You'll get an extra hour of sleep. 😴
The sun is already setting much earlier in the day, compared to a few weeks ago, which means Quebec is approaching its next instance of daylight savings. Clocks will be rolling back at 2 a.m., giving you an extra hour of sleep overnight from November 5 to 6.
Since 2007, Quebec's Legal Time Act has regularized daylight savings time, also commonly known as summer time. The clock advances on the second Sunday of March and "returns to normal" on the first Sunday of November, according to Quebec law.
But daylight savings could potentially see an end in the province.
In 2020, Conservative MP Jeremy Roberts introduced a bill in Ontario to abolish the time change and make daylight permanent. Both Quebec and New York State will need to be on board with the plan before the change is put into practice.

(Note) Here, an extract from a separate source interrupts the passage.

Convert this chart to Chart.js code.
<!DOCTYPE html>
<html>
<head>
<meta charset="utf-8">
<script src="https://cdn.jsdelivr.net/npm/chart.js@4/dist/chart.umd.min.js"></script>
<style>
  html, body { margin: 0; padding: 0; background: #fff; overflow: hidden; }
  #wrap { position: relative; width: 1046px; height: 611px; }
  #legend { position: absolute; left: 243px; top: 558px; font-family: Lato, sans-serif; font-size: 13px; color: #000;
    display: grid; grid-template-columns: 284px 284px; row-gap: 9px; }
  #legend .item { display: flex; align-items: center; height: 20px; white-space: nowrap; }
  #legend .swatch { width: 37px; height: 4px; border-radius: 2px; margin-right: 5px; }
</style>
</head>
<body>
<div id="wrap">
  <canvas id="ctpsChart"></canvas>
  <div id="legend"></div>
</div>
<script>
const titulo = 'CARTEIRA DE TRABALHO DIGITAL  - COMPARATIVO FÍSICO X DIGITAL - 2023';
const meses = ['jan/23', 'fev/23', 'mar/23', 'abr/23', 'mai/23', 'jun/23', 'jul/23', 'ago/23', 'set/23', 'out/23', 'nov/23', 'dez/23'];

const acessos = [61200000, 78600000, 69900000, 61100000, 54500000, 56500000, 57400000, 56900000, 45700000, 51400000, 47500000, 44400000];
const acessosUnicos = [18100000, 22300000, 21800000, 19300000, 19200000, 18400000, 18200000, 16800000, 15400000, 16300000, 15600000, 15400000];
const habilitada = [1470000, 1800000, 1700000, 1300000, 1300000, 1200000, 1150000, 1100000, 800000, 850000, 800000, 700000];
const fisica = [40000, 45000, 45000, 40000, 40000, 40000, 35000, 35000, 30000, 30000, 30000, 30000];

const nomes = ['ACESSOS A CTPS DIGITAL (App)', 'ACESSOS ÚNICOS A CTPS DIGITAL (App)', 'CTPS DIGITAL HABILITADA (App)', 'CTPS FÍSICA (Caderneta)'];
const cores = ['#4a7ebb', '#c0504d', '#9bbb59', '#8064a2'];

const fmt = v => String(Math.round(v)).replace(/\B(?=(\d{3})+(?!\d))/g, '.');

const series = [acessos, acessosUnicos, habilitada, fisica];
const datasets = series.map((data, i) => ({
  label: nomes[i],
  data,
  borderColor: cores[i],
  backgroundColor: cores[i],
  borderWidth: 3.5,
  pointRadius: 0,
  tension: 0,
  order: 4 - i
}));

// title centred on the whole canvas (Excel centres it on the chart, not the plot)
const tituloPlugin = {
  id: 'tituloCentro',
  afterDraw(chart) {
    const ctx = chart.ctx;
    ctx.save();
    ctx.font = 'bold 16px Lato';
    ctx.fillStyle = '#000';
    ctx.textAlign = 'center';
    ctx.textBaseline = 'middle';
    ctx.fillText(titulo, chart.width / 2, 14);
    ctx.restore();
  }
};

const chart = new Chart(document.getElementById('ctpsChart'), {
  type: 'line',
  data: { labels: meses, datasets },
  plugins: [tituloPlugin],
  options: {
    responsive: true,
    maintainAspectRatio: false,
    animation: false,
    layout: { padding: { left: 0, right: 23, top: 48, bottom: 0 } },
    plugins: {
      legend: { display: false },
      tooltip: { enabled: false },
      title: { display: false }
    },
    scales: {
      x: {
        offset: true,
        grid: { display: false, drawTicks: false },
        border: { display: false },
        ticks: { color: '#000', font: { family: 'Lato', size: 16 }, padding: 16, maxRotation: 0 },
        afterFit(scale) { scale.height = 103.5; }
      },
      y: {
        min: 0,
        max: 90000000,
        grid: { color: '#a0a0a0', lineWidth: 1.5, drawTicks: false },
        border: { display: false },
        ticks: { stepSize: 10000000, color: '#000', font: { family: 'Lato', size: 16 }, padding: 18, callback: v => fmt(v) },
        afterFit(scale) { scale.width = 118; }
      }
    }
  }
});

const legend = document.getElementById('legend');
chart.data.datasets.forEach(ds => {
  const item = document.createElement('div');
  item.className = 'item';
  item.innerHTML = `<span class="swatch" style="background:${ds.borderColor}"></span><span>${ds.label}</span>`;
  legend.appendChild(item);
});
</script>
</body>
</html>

While Premier François Legault has said he is "open to considering the issue," Quebec's legislature has historically opposed abolishing daylight savings, unless it's also done south of the border, for economic reasons.
Right now, the province shares a time zone with New York and doesn't want to disrupt business with a time difference.
In fact, the Legal Time Act was passed 16 years ago specifically to "maintain the existing temporal harmony with neighbouring states."
Some proponents of doing away with daylight savings altogether worry that waiting for the U.S. to change their laws first means Quebec will never get around to making the change.